Nel sistemare le fioriture nel giardino della sua bella casa McKelva deve essersi ferito ad un occhio e ha cominciato a vederci male. Pur convinto nel suo inguaribile ottimismo che non sia nulla di grave, si sottopone alla visita che rivela invece il distacco della retina. Dovrà essere operato e rimanere immobile nel letto per alcune settimane. Viene vegliato a turno dalla figlia e dalla giovane capricciosa Fay, che non si rassegna al fatto che il marito silenzioso e depresso deperisca ogni giorno di più.
La lettura ad alta voce dei libri preferiti da parte di Laurel non lo rianima. La morte giunge inaspettata a seguito di uno sgradevole episodio di cui Fay si è resa protagonista. Alle due donne non resta che riportare a casa la salma del giudice.
E da questo punto il romanzo si fa davvero inquietante.
Laurel e Fay sono diverse, non si apprezzano, non si capiscono, non si accettano.
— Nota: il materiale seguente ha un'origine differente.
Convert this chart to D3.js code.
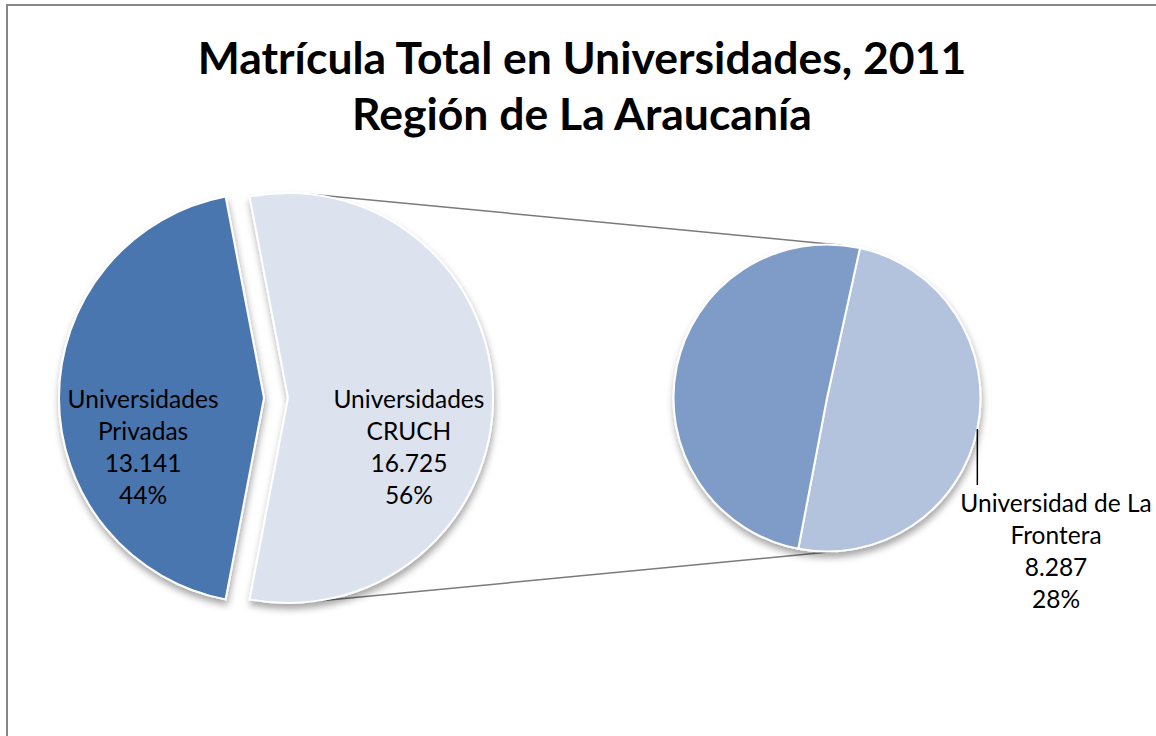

Nella vasta proprietà dove la madre di Laurel, Becky, è morta oltre dieci anni prima, tutto sembra essere rimasto al suo posto: dalla vecchia Missouri, la tata di casa, a Miss Adele Courtland, la sorella dell’oculista, che abita al confine della proprietà McKelva e si sente un po’ la custode delle memorie familiari dopo che Laurel se ne è andata per sposare Philip, un ufficiale di marina morto in guerra nel Pacifico.
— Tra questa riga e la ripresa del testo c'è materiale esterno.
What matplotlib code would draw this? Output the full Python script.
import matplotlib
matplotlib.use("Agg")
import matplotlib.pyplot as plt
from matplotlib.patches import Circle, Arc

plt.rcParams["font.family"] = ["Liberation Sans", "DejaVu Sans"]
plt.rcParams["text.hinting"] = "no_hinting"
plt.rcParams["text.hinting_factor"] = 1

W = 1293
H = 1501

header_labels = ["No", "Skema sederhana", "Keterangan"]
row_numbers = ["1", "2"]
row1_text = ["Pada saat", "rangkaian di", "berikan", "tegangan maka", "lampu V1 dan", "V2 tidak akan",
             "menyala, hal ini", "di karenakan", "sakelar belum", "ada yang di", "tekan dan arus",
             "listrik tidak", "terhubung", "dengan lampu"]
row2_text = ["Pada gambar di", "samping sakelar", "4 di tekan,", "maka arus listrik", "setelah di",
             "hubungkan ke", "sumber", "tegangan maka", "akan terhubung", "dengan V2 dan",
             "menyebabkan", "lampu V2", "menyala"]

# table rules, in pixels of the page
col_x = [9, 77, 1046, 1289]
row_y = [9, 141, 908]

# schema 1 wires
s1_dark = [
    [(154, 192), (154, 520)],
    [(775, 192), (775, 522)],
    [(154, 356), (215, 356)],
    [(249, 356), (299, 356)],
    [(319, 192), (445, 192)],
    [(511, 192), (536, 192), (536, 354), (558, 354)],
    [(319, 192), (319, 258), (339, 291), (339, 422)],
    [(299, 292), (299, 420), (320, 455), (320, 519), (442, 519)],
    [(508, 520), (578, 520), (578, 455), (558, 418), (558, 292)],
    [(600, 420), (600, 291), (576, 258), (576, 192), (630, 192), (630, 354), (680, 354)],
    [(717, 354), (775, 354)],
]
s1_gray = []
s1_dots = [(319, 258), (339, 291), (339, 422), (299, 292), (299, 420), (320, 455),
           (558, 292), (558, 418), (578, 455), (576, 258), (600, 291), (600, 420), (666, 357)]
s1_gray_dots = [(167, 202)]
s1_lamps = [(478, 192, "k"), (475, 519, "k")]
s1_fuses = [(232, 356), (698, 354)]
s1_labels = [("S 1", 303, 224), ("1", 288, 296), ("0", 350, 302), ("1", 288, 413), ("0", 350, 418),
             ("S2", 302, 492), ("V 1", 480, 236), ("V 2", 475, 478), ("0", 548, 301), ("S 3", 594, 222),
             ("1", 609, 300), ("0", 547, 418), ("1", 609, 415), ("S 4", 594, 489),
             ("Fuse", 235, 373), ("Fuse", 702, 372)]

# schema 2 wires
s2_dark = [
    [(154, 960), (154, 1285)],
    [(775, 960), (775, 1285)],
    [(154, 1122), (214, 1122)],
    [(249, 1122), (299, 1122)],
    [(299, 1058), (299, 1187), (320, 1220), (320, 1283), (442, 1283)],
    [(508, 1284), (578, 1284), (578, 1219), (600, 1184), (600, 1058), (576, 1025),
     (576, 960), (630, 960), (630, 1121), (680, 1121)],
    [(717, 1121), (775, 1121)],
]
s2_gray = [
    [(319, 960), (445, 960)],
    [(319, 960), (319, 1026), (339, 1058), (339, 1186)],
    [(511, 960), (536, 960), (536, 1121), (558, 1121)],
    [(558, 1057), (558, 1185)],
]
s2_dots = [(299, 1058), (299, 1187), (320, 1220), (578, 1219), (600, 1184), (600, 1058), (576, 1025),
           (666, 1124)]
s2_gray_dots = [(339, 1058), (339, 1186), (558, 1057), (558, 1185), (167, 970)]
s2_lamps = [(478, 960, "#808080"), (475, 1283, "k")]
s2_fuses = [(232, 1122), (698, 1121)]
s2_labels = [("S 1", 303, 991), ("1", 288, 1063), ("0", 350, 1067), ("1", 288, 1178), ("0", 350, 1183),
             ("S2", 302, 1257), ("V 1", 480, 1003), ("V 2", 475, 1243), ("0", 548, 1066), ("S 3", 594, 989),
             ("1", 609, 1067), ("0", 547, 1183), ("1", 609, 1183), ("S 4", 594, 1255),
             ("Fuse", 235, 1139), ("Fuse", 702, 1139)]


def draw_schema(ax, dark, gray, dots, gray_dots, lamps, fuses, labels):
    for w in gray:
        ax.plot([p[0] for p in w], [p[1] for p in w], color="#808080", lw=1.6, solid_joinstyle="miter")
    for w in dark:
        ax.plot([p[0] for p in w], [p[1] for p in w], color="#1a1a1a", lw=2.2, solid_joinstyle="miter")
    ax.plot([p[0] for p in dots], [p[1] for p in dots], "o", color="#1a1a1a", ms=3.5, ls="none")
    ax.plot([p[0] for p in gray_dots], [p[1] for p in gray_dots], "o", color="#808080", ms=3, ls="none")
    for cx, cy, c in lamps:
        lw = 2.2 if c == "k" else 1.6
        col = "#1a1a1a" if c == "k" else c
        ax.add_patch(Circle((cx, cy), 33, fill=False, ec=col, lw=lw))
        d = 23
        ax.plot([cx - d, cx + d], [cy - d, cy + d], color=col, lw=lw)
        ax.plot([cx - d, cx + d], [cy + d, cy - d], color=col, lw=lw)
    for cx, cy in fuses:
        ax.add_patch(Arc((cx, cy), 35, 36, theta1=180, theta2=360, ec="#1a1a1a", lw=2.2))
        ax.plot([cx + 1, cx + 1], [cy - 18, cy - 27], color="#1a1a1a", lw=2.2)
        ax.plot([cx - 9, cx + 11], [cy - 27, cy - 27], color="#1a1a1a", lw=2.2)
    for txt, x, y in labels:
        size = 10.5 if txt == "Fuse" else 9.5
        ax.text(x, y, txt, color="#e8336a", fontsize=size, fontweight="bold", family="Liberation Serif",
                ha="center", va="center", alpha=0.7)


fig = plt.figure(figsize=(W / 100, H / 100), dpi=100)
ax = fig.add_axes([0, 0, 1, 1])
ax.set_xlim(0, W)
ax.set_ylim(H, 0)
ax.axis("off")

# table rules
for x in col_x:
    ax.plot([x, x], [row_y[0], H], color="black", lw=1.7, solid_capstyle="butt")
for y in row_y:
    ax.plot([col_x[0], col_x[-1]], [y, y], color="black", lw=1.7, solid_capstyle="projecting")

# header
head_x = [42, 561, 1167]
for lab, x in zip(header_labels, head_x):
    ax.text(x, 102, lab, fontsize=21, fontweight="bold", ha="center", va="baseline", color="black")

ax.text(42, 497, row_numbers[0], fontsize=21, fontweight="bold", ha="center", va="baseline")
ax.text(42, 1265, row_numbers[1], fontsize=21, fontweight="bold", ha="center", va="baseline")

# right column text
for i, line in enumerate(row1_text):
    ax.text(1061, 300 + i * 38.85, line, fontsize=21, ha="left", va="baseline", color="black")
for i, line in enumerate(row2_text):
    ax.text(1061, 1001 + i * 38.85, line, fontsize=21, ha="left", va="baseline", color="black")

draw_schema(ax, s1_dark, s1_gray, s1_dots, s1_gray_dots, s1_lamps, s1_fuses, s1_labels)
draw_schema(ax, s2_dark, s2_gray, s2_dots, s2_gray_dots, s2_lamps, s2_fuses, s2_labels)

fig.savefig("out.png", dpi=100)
Nelle ore successive al funerale del giudice, Eudora Welty mette su un palcoscenico straordinario dove si muovono le comparse di questo racconto: le “damigelle” che erano state le amiche di Laurel, cercano di trattenerla nella sua casa, che ora appartiene alla dispettosa Fay, che aveva giurato di essere orfana e sola, mentre viene raggiunta da un’improbabile famiglia texana, mamma, sorella, nipoti, che vorrebbero quasi installarsi nella magnifica casa del giudice. Quando sembra che Fay si sia allontanata insieme alla numerosa famiglia, Laurel rimane sola, a contemplare i ricordi della sua infanzia, a ricercare gli oggetti che le erano cari, rivivere atmosfere dimenticate e ripensare al rapporto con la madre, a quello tra i suoi genitori.
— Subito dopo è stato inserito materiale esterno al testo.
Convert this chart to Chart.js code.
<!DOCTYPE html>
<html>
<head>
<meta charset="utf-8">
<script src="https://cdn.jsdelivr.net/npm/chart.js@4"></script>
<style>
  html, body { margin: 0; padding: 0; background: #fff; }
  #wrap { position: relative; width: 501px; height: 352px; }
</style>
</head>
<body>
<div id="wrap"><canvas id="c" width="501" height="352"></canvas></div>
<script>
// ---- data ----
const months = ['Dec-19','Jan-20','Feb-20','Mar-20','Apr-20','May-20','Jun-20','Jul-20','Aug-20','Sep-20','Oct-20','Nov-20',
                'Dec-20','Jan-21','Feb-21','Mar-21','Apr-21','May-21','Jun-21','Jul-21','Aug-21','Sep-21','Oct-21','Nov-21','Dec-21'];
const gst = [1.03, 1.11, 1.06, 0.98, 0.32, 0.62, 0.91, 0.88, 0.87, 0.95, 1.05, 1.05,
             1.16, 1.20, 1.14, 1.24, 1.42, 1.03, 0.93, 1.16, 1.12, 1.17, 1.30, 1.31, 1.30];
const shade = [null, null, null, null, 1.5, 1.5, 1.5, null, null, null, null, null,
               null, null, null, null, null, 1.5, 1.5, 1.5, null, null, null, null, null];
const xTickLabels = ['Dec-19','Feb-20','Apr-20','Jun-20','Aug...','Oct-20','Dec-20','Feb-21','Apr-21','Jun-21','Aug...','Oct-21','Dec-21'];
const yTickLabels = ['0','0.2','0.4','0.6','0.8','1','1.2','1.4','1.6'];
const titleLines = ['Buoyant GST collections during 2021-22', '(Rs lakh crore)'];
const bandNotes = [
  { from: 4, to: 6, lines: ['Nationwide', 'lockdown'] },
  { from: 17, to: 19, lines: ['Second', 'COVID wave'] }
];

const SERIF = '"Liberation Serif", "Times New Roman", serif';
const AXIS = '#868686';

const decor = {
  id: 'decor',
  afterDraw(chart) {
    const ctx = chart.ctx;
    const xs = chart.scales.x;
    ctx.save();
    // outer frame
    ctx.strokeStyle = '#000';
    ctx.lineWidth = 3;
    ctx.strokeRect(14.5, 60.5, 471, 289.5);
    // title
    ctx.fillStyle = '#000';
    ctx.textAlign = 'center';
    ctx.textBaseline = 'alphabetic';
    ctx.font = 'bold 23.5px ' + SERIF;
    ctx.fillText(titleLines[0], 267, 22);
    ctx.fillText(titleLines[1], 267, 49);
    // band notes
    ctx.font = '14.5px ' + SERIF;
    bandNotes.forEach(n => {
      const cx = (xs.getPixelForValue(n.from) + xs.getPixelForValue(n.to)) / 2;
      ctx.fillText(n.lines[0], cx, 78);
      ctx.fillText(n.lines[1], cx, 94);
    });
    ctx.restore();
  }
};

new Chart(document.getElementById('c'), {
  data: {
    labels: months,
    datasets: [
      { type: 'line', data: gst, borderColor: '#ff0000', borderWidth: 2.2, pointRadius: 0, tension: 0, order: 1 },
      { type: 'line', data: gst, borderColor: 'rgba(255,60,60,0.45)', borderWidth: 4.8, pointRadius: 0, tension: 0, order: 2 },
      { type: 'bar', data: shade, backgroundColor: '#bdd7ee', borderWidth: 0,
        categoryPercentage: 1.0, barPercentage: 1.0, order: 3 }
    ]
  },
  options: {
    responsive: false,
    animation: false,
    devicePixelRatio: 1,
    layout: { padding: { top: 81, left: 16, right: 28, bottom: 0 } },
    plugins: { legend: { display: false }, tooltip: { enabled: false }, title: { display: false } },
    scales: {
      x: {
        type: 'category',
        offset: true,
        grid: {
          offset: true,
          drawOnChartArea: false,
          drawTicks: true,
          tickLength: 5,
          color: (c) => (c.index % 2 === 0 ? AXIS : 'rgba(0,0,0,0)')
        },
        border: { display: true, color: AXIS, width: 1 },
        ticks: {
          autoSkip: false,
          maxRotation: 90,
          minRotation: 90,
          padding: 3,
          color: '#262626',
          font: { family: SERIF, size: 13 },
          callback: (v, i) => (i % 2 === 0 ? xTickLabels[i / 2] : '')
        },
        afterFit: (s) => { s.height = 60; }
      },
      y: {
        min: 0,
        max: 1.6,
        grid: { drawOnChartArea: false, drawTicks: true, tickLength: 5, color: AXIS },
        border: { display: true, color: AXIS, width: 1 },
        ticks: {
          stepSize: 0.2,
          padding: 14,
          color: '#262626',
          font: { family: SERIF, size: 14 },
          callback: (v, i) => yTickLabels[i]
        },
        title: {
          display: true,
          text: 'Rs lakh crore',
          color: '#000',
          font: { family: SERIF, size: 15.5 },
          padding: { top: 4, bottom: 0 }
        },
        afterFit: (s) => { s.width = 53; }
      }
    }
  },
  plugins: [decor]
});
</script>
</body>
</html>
Se la cifra della letteratura americana è il simbolismo, basti pensare "Moby Dick" o a "La Lettera Scarlatta", ecco che nella scrittura di Welty riaffiorano oggetti simbolici che sono in filigrana il filo conduttore del racconto: lo stesso nome di Laurel, che allude all’alloro, la pianta cara ai poeti, le tante piante rare che affollano il giardino, in un intrico di fioriture e di germogli che alludono alla complessità dell’esistenza. I libri amati dal giudice, per lo più classici, posti ordinatamente negli scaffali della libreria, a dare un senso di continuità nella trasmissione del sapere, un uccello che svolazza incapace di uscire, che impaurisce Laurel chiusa in casa per l’ultima volta, la vecchia macchina da cucire che aveva mantenuto il suo solito posto, i fasci di lettere che la madre inviava al padre quando era lontana, lassù al nord dove trascorreva un mese d’estate. Oggetti dalla forte potenza simbolica,come la spianatoia intagliata a mano da suo marito Philip “Hand”, capaci di ricostruire le vite degli abitanti della casa, il loro affetto, le loro incomprensioni mai rivelate. Nelle ultime pagine il rapporto tra le due donne conclude il racconto in modo violento, ma alla fine pacificato, dato che Laurel ha capito finalmente, in quelle poche ore trascorse nella casa della sua giovinezza troppo presto abbandonata, molte cose su cui non aveva riflettuto:
Il ricordo non viveva nel possesso iniziale ma nelle mani libere, assolte e libere, e nel cuore capace di svuotarsi e tornare a riempirsi, nelle fantasie restituite dai sogni.
Ha detto lo scrittore Michael Chabon: “Come scrittore sono in debito con Eudora Welty” e forse non solo lui!